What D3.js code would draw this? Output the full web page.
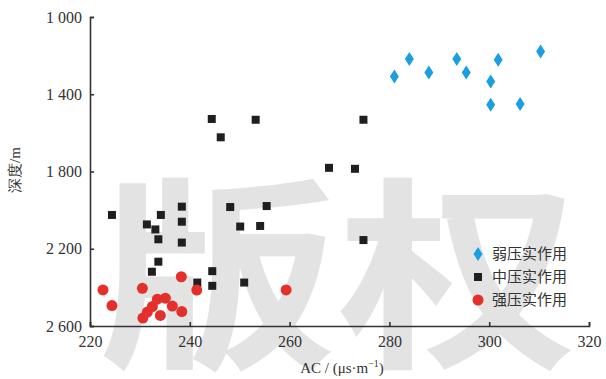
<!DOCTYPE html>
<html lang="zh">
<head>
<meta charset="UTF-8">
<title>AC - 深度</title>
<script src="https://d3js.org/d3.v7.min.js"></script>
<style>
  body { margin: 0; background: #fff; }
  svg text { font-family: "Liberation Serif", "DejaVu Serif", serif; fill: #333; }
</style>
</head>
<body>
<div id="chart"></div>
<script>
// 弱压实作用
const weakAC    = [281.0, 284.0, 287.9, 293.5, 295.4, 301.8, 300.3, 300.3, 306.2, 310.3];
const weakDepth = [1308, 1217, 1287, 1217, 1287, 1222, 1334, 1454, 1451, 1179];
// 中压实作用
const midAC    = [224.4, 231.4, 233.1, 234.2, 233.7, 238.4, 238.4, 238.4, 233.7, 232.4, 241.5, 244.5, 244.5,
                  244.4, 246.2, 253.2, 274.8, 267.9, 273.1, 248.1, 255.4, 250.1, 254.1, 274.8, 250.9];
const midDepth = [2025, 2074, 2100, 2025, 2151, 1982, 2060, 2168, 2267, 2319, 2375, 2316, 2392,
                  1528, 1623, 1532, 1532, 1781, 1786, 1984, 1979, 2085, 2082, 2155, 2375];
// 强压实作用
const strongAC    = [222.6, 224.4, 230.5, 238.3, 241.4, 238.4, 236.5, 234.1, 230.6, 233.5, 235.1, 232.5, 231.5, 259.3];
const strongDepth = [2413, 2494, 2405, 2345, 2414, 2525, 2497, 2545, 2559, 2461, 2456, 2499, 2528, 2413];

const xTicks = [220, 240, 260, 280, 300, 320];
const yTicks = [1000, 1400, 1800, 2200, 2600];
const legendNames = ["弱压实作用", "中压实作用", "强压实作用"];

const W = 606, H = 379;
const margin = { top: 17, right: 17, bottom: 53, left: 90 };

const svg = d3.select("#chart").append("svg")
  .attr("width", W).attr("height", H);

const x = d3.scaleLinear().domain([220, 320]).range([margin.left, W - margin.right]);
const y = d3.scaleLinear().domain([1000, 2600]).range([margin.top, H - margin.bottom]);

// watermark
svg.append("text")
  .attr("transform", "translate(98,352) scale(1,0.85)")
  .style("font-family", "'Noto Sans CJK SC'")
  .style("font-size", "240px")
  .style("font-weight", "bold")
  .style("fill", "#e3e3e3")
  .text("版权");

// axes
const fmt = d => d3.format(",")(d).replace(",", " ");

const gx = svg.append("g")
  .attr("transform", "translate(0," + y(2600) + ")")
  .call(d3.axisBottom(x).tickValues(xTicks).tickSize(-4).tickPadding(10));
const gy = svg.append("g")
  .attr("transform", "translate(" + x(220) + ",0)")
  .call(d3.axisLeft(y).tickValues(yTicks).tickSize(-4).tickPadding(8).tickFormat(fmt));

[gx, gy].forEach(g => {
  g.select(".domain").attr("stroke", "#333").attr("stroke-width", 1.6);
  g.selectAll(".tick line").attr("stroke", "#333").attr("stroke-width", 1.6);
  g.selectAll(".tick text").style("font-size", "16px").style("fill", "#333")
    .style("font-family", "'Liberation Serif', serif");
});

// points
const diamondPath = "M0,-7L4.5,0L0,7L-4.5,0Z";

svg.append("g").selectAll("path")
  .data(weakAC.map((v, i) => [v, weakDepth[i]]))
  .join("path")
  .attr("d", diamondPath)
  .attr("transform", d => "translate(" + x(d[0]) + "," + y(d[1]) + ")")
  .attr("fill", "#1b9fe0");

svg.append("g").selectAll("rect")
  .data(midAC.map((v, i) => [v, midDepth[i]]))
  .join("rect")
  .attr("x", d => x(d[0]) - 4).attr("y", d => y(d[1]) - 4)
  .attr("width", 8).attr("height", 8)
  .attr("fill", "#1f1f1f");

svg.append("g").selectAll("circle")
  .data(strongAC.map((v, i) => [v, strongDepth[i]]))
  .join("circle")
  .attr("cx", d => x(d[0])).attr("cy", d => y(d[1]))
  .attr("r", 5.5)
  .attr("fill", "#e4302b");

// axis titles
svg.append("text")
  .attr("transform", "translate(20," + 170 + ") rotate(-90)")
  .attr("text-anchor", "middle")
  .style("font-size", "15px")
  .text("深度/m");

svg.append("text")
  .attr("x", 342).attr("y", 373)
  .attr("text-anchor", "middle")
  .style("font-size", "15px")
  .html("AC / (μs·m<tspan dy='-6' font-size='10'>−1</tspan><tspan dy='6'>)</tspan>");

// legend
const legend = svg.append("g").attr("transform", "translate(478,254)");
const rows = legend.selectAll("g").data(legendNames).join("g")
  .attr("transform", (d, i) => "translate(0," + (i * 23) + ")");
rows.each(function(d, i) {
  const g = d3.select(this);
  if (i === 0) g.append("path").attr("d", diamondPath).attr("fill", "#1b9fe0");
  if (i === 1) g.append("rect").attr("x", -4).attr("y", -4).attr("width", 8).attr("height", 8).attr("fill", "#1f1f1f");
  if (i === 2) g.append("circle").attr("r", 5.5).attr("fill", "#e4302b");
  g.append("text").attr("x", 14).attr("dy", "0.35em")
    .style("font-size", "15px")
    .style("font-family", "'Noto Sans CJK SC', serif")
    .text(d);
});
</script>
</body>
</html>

☆ ☆ ☆ ☆

PROBLEM DETAILS :: Copy the material exactly. Do not include the pictures.

COMPLETED EXERCISE ::
What D3.js code would draw this? Output the full web page.
<!DOCTYPE html>
<html lang="zh">
<head>
<meta charset="UTF-8">
<title>AC - 深度</title>
<script src="https://d3js.org/d3.v7.min.js"></script>
<style>
  body { margin: 0; background: #fff; }
  svg text { font-family: "Liberation Serif", "DejaVu Serif", serif; fill: #333; }
</style>
</head>
<body>
<div id="chart"></div>
<script>
// 弱压实作用
const weakAC    = [281.0, 284.0, 287.9, 293.5, 295.4, 301.8, 300.3, 300.3, 306.2, 310.3];
const weakDepth = [1308, 1217, 1287, 1217, 1287, 1222, 1334, 1454, 1451, 1179];
// 中压实作用
const midAC    = [224.4, 231.4, 233.1, 234.2, 233.7, 238.4, 238.4, 238.4, 233.7, 232.4, 241.5, 244.5, 244.5,
                  244.4, 246.2, 253.2, 274.8, 267.9, 273.1, 248.1, 255.4, 250.1, 254.1, 274.8, 250.9];
const midDepth = [2025, 2074, 2100, 2025, 2151, 1982, 2060, 2168, 2267, 2319, 2375, 2316, 2392,
                  1528, 1623, 1532, 1532, 1781, 1786, 1984, 1979, 2085, 2082, 2155, 2375];
// 强压实作用
const strongAC    = [222.6, 224.4, 230.5, 238.3, 241.4, 238.4, 236.5, 234.1, 230.6, 233.5, 235.1, 232.5, 231.5, 259.3];
const strongDepth = [2413, 2494, 2405, 2345, 2414, 2525, 2497, 2545, 2559, 2461, 2456, 2499, 2528, 2413];

const xTicks = [220, 240, 260, 280, 300, 320];
const yTicks = [1000, 1400, 1800, 2200, 2600];
const legendNames = ["弱压实作用", "中压实作用", "强压实作用"];

const W = 606, H = 379;
const margin = { top: 17, right: 17, bottom: 53, left: 90 };

const svg = d3.select("#chart").append("svg")
  .attr("width", W).attr("height", H);

const x = d3.scaleLinear().domain([220, 320]).range([margin.left, W - margin.right]);
const y = d3.scaleLinear().domain([1000, 2600]).range([margin.top, H - margin.bottom]);

// watermark
svg.append("text")
  .attr("transform", "translate(98,352) scale(1,0.85)")
  .style("font-family", "'Noto Sans CJK SC'")
  .style("font-size", "240px")
  .style("font-weight", "bold")
  .style("fill", "#e3e3e3")
  .text("版权");

// axes
const fmt = d => d3.format(",")(d).replace(",", " ");

const gx = svg.append("g")
  .attr("transform", "translate(0," + y(2600) + ")")
  .call(d3.axisBottom(x).tickValues(xTicks).tickSize(-4).tickPadding(10));
const gy = svg.append("g")
  .attr("transform", "translate(" + x(220) + ",0)")
  .call(d3.axisLeft(y).tickValues(yTicks).tickSize(-4).tickPadding(8).tickFormat(fmt));

[gx, gy].forEach(g => {
  g.select(".domain").attr("stroke", "#333").attr("stroke-width", 1.6);
  g.selectAll(".tick line").attr("stroke", "#333").attr("stroke-width", 1.6);
  g.selectAll(".tick text").style("font-size", "16px").style("fill", "#333")
    .style("font-family", "'Liberation Serif', serif");
});

// points
const diamondPath = "M0,-7L4.5,0L0,7L-4.5,0Z";

svg.append("g").selectAll("path")
  .data(weakAC.map((v, i) => [v, weakDepth[i]]))
  .join("path")
  .attr("d", diamondPath)
  .attr("transform", d => "translate(" + x(d[0]) + "," + y(d[1]) + ")")
  .attr("fill", "#1b9fe0");

svg.append("g").selectAll("rect")
  .data(midAC.map((v, i) => [v, midDepth[i]]))
  .join("rect")
  .attr("x", d => x(d[0]) - 4).attr("y", d => y(d[1]) - 4)
  .attr("width", 8).attr("height", 8)
  .attr("fill", "#1f1f1f");

svg.append("g").selectAll("circle")
  .data(strongAC.map((v, i) => [v, strongDepth[i]]))
  .join("circle")
  .attr("cx", d => x(d[0])).attr("cy", d => y(d[1]))
  .attr("r", 5.5)
  .attr("fill", "#e4302b");

// axis titles
svg.append("text")
  .attr("transform", "translate(20," + 170 + ") rotate(-90)")
  .attr("text-anchor", "middle")
  .style("font-size", "15px")
  .text("深度/m");

svg.append("text")
  .attr("x", 342).attr("y", 373)
  .attr("text-anchor", "middle")
  .style("font-size", "15px")
  .html("AC / (μs·m<tspan dy='-6' font-size='10'>−1</tspan><tspan dy='6'>)</tspan>");

// legend
const legend = svg.append("g").attr("transform", "translate(478,254)");
const rows = legend.selectAll("g").data(legendNames).join("g")
  .attr("transform", (d, i) => "translate(0," + (i * 23) + ")");
rows.each(function(d, i) {
  const g = d3.select(this);
  if (i === 0) g.append("path").attr("d", diamondPath).attr("fill", "#1b9fe0");
  if (i === 1) g.append("rect").attr("x", -4).attr("y", -4).attr("width", 8).attr("height", 8).attr("fill", "#1f1f1f");
  if (i === 2) g.append("circle").attr("r", 5.5).attr("fill", "#e4302b");
  g.append("text").attr("x", 14).attr("dy", "0.35em")
    .style("font-size", "15px")
    .style("font-family", "'Noto Sans CJK SC', serif")
    .text(d);
});
</script>
</body>
</html>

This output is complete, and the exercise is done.